Gupta ticked off a list of issues that AI firms need to address in order to serve India’s internet users: Non-English datasets are dismally low quality; hardly any conversational data exists in Hindi and other Indian languages; and digitized content from books and newspapers in Indian languages is very limited.
When used for South Asian languages, some large language models have been found to make up words and struggle with basic grammar. There are also concerns these AI services may reflect a more skewed view of other cultures. It’s critical to have broad representation of training data, including non-English data, so AI systems “don’t perpetuate harmful stereotypes, produce hate speech, nor yield misinformation,” said Mehran Sahami, a professor in the computer science department at Stanford University.
Karya, a social impact startup headquartered in Bangalore and supported by grants, is able to broaden the pool of languages represented in part by specifically targeting workers in rural areas who might not otherwise be contracted for such tasks. Karya’s app can work without internet access and it provides voice support for those with limited literacy. In India, over 32,000 crowdsourced workers have logged into the app, completing 40 million paid digital tasks such as image recognition, contour alignments, video annotation and speech annotation.
For Chopra, the goal isn’t just to improve the supply of data but to fight poverty. Karya’s founder grew up in an impoverished neighbourhood called Shakur Basti in West Delhi. He won a scholarship to study in an elite school where he was bullied because his classmates said he “smelled poor.” Chopra landed at Stanford to study computer science but realized he hated the “how you make a billion dollars” mindset he encountered there.
After graduating in 2017, he began working on his long-held interest: using technology to tackle poverty. “It takes a mere $1,500 in savings to make an Indian eligible to enter the middle class,” Chopra said. “But the impoverished can take 200 years to reach that level of savings.”
Microsoft, he learned, had been paying a hefty amount for collecting speech data, albeit of poor quality, to feed its AI systems and research. In 2017, for instance, although 1 million hours of digitized spoken data was available in Marathi, a language spoken in Mumbai and its Western India region, only 165 hours was available for purchase. His startup has since put together 10,000 hours of Marathi speech data for Microsoft’s AI services, read by men and women from five different regions.
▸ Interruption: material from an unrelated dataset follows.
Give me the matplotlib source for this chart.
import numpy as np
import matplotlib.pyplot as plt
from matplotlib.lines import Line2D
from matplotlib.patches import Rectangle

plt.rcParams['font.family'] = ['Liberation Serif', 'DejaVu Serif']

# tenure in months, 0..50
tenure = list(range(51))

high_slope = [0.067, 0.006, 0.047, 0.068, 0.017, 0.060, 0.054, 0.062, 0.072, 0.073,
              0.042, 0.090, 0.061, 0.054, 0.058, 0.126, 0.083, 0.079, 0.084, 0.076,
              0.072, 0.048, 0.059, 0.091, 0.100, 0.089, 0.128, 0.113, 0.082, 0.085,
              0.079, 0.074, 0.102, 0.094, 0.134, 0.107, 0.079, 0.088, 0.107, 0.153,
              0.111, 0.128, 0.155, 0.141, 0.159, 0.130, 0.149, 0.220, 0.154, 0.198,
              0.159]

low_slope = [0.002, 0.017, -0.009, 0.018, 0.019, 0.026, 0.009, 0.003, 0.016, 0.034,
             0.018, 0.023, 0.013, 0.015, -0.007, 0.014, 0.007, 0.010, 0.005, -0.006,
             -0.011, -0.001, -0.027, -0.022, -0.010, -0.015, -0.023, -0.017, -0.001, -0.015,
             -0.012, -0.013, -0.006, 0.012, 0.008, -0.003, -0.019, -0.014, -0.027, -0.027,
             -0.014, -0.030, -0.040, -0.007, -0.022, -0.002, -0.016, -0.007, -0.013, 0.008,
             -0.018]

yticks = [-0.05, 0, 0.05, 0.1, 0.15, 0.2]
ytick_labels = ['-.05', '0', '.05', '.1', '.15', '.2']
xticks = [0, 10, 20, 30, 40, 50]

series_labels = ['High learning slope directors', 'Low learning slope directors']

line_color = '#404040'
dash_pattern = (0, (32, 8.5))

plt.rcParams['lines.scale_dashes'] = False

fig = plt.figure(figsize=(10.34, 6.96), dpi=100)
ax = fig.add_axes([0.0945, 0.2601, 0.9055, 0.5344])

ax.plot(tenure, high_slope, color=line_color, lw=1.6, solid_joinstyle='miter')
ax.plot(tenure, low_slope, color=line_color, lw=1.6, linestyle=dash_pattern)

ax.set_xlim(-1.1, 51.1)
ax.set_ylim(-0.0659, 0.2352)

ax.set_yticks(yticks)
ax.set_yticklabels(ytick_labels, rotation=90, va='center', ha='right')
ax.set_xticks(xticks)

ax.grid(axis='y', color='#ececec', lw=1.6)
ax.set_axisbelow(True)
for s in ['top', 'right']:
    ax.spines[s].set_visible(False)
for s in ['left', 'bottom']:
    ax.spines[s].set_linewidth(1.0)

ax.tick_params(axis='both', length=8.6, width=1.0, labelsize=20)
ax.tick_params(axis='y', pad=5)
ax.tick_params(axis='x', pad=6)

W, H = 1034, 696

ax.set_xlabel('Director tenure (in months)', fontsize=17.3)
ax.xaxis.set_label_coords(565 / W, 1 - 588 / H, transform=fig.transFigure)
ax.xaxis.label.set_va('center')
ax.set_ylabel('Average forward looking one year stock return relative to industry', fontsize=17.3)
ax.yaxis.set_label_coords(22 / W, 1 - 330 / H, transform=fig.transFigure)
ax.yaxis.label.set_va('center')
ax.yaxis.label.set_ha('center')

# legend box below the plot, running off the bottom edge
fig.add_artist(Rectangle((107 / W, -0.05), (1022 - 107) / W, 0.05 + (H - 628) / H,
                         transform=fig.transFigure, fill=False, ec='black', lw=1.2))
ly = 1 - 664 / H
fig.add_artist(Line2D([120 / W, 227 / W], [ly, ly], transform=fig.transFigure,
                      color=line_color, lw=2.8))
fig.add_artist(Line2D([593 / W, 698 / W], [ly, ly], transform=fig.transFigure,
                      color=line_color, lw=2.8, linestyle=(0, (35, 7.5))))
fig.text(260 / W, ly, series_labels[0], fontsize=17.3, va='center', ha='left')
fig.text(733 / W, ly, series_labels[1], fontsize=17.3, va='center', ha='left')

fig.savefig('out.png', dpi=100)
“Tech companies want the data, accent and all,” Chopra said. “You cough, they want that in the speech – it represents natural language.”Saikat Guha, a researcher at Microsoft Research India who focuses on the ethics of data collection, said he has also used Karya’s content for a project to aid those with visual disabilities in finding jobs. “The quality of data is far better than any other source I’ve used,” said Guha. “If you pay workers fairly, they’re more invested in their work, and the end result is better data.”
Meanwhile, over 30,000 young, school-educated women are working with Karya to help collect “gender intentional” datasets – such as that the doctor or boss isn’t always a he – in six Indian languages for the Bill & Melinda Gates Foundation. It’s the biggest such effort in Indian languages and will serve as a corpus to build datasets to reduce gender-related biases in LLMs.Karya isn’t stopping with India. The company said it’s in talks to sell its platform as a service to organizations in Africa and South America who will do similar work.
For now, women in Yelandur, another village southwest of Bangalore, eagerly await Karya’s next project: transcribing from a Kannada audio recording. Among them is Shambhavi S., 25, who earned a few thousand rupees from a previous assignment while working in the quiet of her home after feeding her in-laws dinner and putting her children to bed.
“I don’t know what artificial intelligence is, I haven’t heard of it,” said Shambhavi. “I want to earn and educate my children, so they can learn how to use it.”